Honey badgers are notorious for their strength, ferocity and toughness. According to the Wikipedia link, “they have been known to savagely and fearlessly attack almost any kind of animal when escape is impossible, reportedly even repelling much larger predators such as lions.”

It is both a carnivorous and herbivorous animal. As per folklore, it allegedly digs up fresh graves to eat the copses, hence the name Kabar Bijju. It has an anal pouch to collect excreta and lets out a stink bomb when frightened. The smell is overpowering and suffocating—as I experienced over a couple of weeks.

Large Indian Civet Cat

The local name Kabar Bijju is also used for the Large Indian Civet Cat which has some similar characteristics as the Honey Badger. As per an eminent wild life expert and a dear friend, the animal I encountered was probably the Large Indian Civet Cat. However, from what I can remember after 61 years based on the characteristics observed then, I think that the animal in question was the Honey Badger as the Large Indian Civet Cat is not known to attack human beings and it does not emit stink bombs!

To cut a long story short, I had to go through a course of anti-rabies shots and became a celebrity of sorts for having killed a Kabar Bijju. The local press covered the incident. The chimney was sealed and the bungalow was rid of the Kabar Bijju by thinning out the thick trees.

Both the species were once widespread in India, but even in the 1950s, sightings were rare due its shy and nocturnal habits. Due to increasing population and urbanisation, the numbers have gone down to alarming levels. However, the animal is still spotted on the fringes of habitation where it comes to prey on domestic fowl.
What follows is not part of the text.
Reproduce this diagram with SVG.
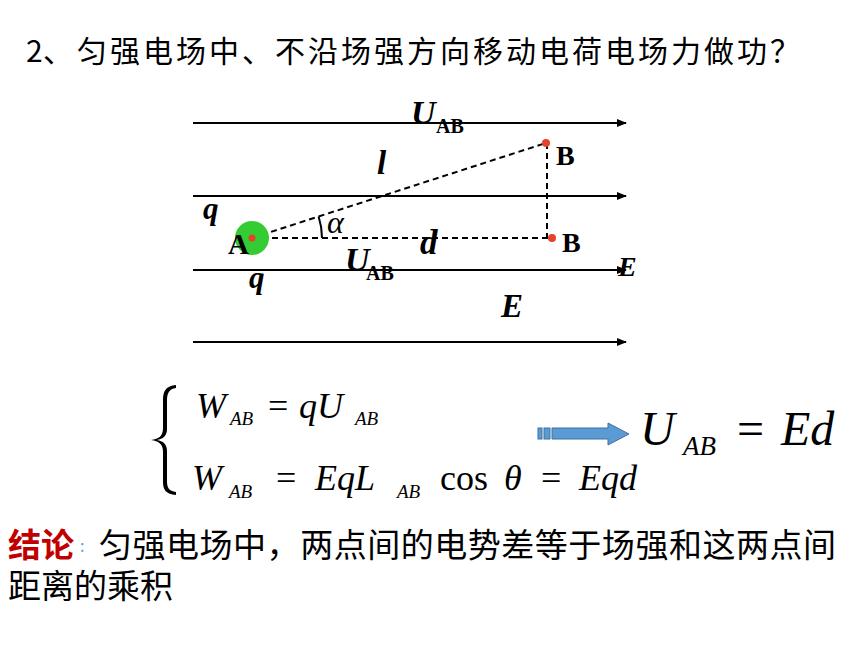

In 2001, 44 years after this incident, I visited Mathura Cantt. A dear friend was staying at Bungalow No. 1. I mentioned to him that I too had stayed in the same bungalow as a child. He mentioned strange noises at night accompanied by an overpowering foul smell from the same bedroom that I had occupied. He also spoke about the legend of the ghost of the Peer Baba. A quick examination showed that the Kabar Bijjus were still around and had made their way into the false ceiling!